As most of our readers know, the Equal Employment Opportunity Commission said in December that employers can legally require employees to get COVID vaccinations, provided that they take a few precautions:
- First, employers are encouraged to have the vaccinations performed by a third party rather than doing it in-house. Those administering the vaccine have to ask about medical history, including drug allergies. By delegating vaccination to a third party (like the employee’s health care provider, the county health department, or the drug store), the employer won’t be the one making medical inquiries and won’t acquire “TMI” about employees’ medical conditions. Employees should be instructed to turn in a “receipt” that does not include any personal medical information.
- Second, employers are required to engage in the interactive process and make reasonable accommodations for employees who cannot or should not get the vaccine because of a medical condition (including pregnancy), or who have a sincerely held religious objection to getting the vaccine.

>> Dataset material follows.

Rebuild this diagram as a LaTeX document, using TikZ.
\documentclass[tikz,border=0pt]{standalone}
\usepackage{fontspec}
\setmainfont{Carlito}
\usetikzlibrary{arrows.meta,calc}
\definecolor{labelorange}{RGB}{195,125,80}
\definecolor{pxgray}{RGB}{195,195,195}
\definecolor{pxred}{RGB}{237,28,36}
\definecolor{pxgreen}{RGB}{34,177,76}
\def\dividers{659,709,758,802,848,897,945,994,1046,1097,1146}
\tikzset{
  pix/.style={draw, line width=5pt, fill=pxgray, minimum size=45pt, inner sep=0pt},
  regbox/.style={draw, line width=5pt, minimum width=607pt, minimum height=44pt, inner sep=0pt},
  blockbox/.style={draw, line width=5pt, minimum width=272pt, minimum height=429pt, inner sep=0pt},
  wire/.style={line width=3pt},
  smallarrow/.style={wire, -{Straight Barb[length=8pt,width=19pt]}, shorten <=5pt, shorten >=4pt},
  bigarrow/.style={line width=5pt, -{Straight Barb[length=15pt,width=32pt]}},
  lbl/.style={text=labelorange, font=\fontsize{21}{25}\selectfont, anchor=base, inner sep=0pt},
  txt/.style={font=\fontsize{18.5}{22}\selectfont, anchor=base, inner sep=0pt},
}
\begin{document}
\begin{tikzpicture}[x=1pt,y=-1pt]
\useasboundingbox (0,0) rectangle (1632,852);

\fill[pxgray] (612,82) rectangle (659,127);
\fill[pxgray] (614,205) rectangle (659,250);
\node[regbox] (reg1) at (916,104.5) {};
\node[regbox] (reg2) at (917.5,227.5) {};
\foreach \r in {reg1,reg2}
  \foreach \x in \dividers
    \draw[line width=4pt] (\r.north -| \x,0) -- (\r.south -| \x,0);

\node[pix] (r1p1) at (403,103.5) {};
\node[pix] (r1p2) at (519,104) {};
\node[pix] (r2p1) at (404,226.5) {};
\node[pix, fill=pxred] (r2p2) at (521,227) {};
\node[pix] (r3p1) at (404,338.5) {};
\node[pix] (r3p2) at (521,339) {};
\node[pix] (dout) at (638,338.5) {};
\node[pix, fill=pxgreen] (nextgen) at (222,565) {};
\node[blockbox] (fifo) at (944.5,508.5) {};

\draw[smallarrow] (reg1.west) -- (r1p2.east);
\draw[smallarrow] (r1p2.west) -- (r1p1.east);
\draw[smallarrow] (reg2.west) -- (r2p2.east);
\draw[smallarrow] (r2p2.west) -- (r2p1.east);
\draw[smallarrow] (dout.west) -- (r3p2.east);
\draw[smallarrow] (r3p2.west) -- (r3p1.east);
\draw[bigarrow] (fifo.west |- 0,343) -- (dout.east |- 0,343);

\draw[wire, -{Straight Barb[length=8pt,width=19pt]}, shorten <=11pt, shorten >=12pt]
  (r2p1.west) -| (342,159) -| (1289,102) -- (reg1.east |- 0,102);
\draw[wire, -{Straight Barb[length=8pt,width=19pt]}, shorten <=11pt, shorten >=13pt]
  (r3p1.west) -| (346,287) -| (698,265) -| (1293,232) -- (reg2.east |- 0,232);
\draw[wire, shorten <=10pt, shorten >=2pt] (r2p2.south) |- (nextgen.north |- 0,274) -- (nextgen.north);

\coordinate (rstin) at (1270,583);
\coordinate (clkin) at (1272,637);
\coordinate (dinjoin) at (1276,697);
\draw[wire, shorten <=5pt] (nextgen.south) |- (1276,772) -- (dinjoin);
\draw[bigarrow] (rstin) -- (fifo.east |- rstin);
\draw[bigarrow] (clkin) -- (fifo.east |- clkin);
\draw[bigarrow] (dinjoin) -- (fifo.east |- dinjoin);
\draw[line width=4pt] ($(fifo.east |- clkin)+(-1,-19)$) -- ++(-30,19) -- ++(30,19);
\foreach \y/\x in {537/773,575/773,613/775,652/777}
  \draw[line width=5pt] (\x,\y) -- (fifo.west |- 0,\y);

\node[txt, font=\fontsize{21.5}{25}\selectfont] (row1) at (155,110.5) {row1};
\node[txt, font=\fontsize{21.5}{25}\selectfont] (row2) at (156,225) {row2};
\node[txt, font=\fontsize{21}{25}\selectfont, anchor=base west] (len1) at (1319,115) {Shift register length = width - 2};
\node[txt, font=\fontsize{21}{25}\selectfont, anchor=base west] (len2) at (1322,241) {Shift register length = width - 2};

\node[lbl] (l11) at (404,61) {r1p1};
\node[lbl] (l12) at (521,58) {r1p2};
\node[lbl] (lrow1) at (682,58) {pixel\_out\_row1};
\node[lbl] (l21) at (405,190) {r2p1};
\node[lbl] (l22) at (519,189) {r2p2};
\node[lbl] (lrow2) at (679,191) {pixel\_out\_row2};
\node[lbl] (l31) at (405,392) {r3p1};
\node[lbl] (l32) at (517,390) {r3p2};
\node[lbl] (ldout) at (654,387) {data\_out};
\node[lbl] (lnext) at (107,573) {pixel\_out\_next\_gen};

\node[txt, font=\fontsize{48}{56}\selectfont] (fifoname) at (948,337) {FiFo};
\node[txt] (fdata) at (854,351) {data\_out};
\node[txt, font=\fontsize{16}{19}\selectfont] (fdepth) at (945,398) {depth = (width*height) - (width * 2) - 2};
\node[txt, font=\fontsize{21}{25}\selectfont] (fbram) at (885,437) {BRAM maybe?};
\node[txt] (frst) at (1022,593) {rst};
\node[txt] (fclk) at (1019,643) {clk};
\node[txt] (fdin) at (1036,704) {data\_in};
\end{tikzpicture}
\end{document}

With those modest conditions, it’s pretty much up to the employer. And my best guess is that, although the EEOC guidance came out during the Trump Administration, the Biden Administration will either leave the guidance intact or make only minor tweaks. After all, President Biden seems to be pretty pro-vaccination. Needle alert:
But just because an employer can legally require its employees to get the COVID vaccine, does that mean it should? Here are a few arguments against it. I’m not recommending against mandated vaccinations, but employers should take these “negatives” into account before making a final decision:
No. 1: The COVID vaccines are new, and they were fast-tracked. That doesn’t mean they aren’t good, but it does mean that we haven’t had much of a chance to see how effective they really are or what their long-term side effects (if any) will be. Given those unknowns, maybe employers might not want to require employees to be vaccinated . . . at least, not yet.

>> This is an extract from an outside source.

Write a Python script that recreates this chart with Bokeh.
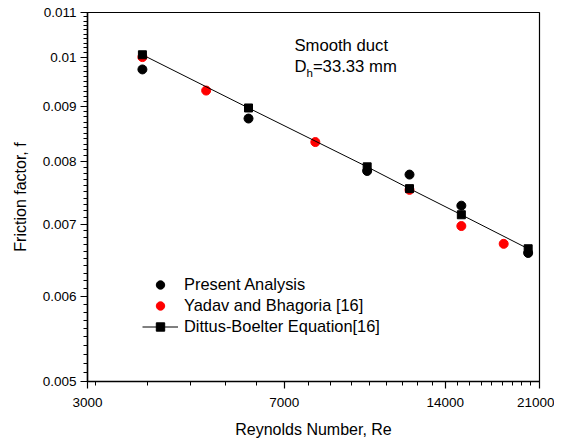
from bokeh.plotting import figure
from bokeh.models import (Range1d, FixedTicker, CustomJSTickFormatter, Label,
                          Legend, LegendItem)
from bokeh.embed import file_html
from bokeh.resources import INLINE

# ---- data ----
re_present = [3800, 6000, 10000, 12000, 15000, 20000]
f_present = [0.00974, 0.00877, 0.00784, 0.00778, 0.00728, 0.00658]

re_yadav = [3800, 5000, 8000, 12000, 15000, 18000]
f_yadav = [0.01000, 0.00931, 0.00834, 0.00753, 0.00697, 0.00671]

re_db = [3800, 6000, 10000, 12000, 15000, 20000]
f_db = [0.01005, 0.00897, 0.00791, 0.00755, 0.00714, 0.00664]

x_ticks = [3000, 7000, 14000, 21000]
y_ticks = [0.005, 0.006, 0.007, 0.008, 0.009, 0.010, 0.011]

FONT = "Liberation Sans"

p = figure(width=554, height=440, x_axis_type="log", y_axis_type="log",
           x_range=Range1d(3000, 21000), y_range=Range1d(0.005, 0.011),
           output_backend="svg", toolbar_location=None,
           min_border_left=87, min_border_right=15, min_border_top=12,
           min_border_bottom=53)
p.background_fill_color = "white"
p.border_fill_color = "white"
p.outline_line_color = "black"
p.outline_line_width = 1.2
p.xgrid.visible = False
p.ygrid.visible = False

x_minor = [k * 7000 / 9 for k in range(4, 28)]
y_minor = [round(0.005 + k * 0.0001, 4) for k in range(0, 61)]
p.xaxis.ticker = FixedTicker(ticks=x_ticks, minor_ticks=x_minor)
p.yaxis.ticker = FixedTicker(ticks=y_ticks, minor_ticks=y_minor)
p.xaxis.formatter = CustomJSTickFormatter(code="return String(Math.round(tick));")
p.yaxis.formatter = CustomJSTickFormatter(
    code="return String(Math.round(tick*1000)/1000);")

for ax in (p.xaxis[0], p.yaxis[0]):
    ax.axis_line_width = 1.5
    ax.axis_line_color = "black"
    ax.major_tick_line_color = "black"
    ax.minor_tick_line_color = "black"
    ax.major_tick_line_width = 1.2
    ax.minor_tick_line_width = 1
    ax.major_tick_in = 0
    ax.major_tick_out = 7
    ax.minor_tick_in = 0
    ax.minor_tick_out = 4
    ax.major_label_text_font = FONT
    ax.major_label_text_font_size = "13.5px"
    ax.major_label_text_color = "black"
    ax.axis_label_text_font = FONT
    ax.axis_label_text_font_size = "16px"
    ax.axis_label_text_font_style = "normal"
    ax.axis_label_text_color = "black"

p.xaxis.axis_label = "Reynolds Number, Re"
p.yaxis.axis_label = "Friction factor, f"
p.xaxis.major_label_standoff = 9
p.yaxis.major_label_standoff = 4
p.xaxis.axis_label_standoff = 11
p.yaxis.axis_label_standoff = 11

r_yadav = p.scatter(re_yadav, f_yadav, marker="circle", size=9,
                    fill_color="red", line_color="red")
r_present = p.scatter(re_present, f_present, marker="circle", size=9,
                      fill_color="black", line_color="black")
r_line = p.line(re_db, f_db, line_color="black", line_width=1)
r_sq = p.scatter(re_db, f_db, marker="square", size=8,
                 fill_color="black", line_color="black")

legend = Legend(items=[
    LegendItem(label="Present Analysis", renderers=[r_present]),
    LegendItem(label="Yadav and Bhagoria [16]", renderers=[r_yadav]),
    LegendItem(label="Dittus-Boelter Equation[16]", renderers=[r_line, r_sq]),
], location=(55, 44), glyph_width=36, glyph_height=21, label_height=21,
    label_standoff=6, spacing=0, padding=0, margin=0,
    border_line_color=None, background_fill_alpha=0,
    label_text_font=FONT, label_text_font_size="16.4px",
    label_text_color="black")
p.add_layout(legend, "center")

p.add_layout(Label(x=7310, y=0.01025, text="Smooth duct",
                   text_font=FONT, text_font_size="16.7px",
                   text_color="black", text_baseline="alphabetic"))
p.add_layout(Label(x=7310, y=0.00981, text="D",
                   text_font=FONT, text_font_size="16.7px",
                   text_color="black", text_baseline="alphabetic"))
p.add_layout(Label(x=7310, y=0.00981, x_offset=12, y_offset=-7, text="h",
                   text_font=FONT, text_font_size="11.5px",
                   text_color="black", text_baseline="alphabetic"))
p.add_layout(Label(x=7310, y=0.00981, x_offset=18.5, text="=33.33 mm",
                   text_font=FONT, text_font_size="16.7px",
                   text_color="black", text_baseline="alphabetic"))

open("out.html", "w").write(file_html(p, INLINE))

No. 2: If an employer requires employees to be vaccinated and something very bad happens to the employee, is the employer going to be liable because it mandated the vaccine? We don’t know for sure, but it sure is possible. Would the vaccination-related catastrophe be covered by workers’ compensation? lf not, would there be tort liability?
No. 3: How much of an incentive can an employer provide to employees to get vaccinated without having its “encouragement” become, in effect, a mandate? Many employers who don’t want to require vaccinations have been thinking about offering various incentives to “encourage” employees to get vaccinated. My initial reaction to this (back in November) was, “Great idea!”
My reaction to this today is more subdued. If the employer offers a nominal incentive, like a $25 gift card, then that is probably fine. But the sweeter the incentive, the more likely it is to be considered, in effect, a mandate. And then there are employers who want to penalize employees who refuse to be vaccinated. Again, if it’s a minor “penalty” (missing out on the office “I Got Vaxxed” pizza party), then it is probably all right.
But if the penalties are more draconian, then the employer may be found to have “mandated” the vaccinations de facto.
A number of employer and industry groups have asked the EEOC to issue specific guidance on employer vaccination incentives. I hope the EEOC will take them up on that, and soon.
No. 4: A potential employee relations nightmare? Many employers probably have some good employees who are afraid to get the vaccine. Others may be open to it but want to wait for more people to be guinea pigs.
Still others may be outright anti-vaxxers. None of these are legally protected reasons to refuse the vaccine. But even so, does the employer want to risk having a ticked-off workforce? Or having to fire otherwise-good employees? Maybe yes, but maybe no.
No. 5: Zan’s the man. Way back in mid-December, my law partner Zan Blue said “not so fast” to mandatory COVID vaccinations. He made a good point that just because the EEOC and other government agencies say it’s all right (Zan wrote the day before the EEOC issued its guidance saying that employers could require COVID vaccines), that doesn’t mean plaintiffs’ lawyers or the courts will agree, or that the current guidance won’t change in the future. After all, when has anything related to COVID been predictable?
Whether an employer decides to mandate COVID vaccinations (once the vaccinations are widely available, of course) will depend in large part on a number of factors:
- The type of industry it is in (e.g., health care versus a law office)
- Whether the work requires employees to be physically close to each other
- Whether the work involves in-person contact with patients, the elderly, or the public
- Whether the work can be performed remotely, or at least in a cubicle or office that can be closed off
- What relevant state law says
And, no doubt, a whole lot more. Thinking through all of the ramifications will allow employers to assess their risks and make the best decision under the circumstances.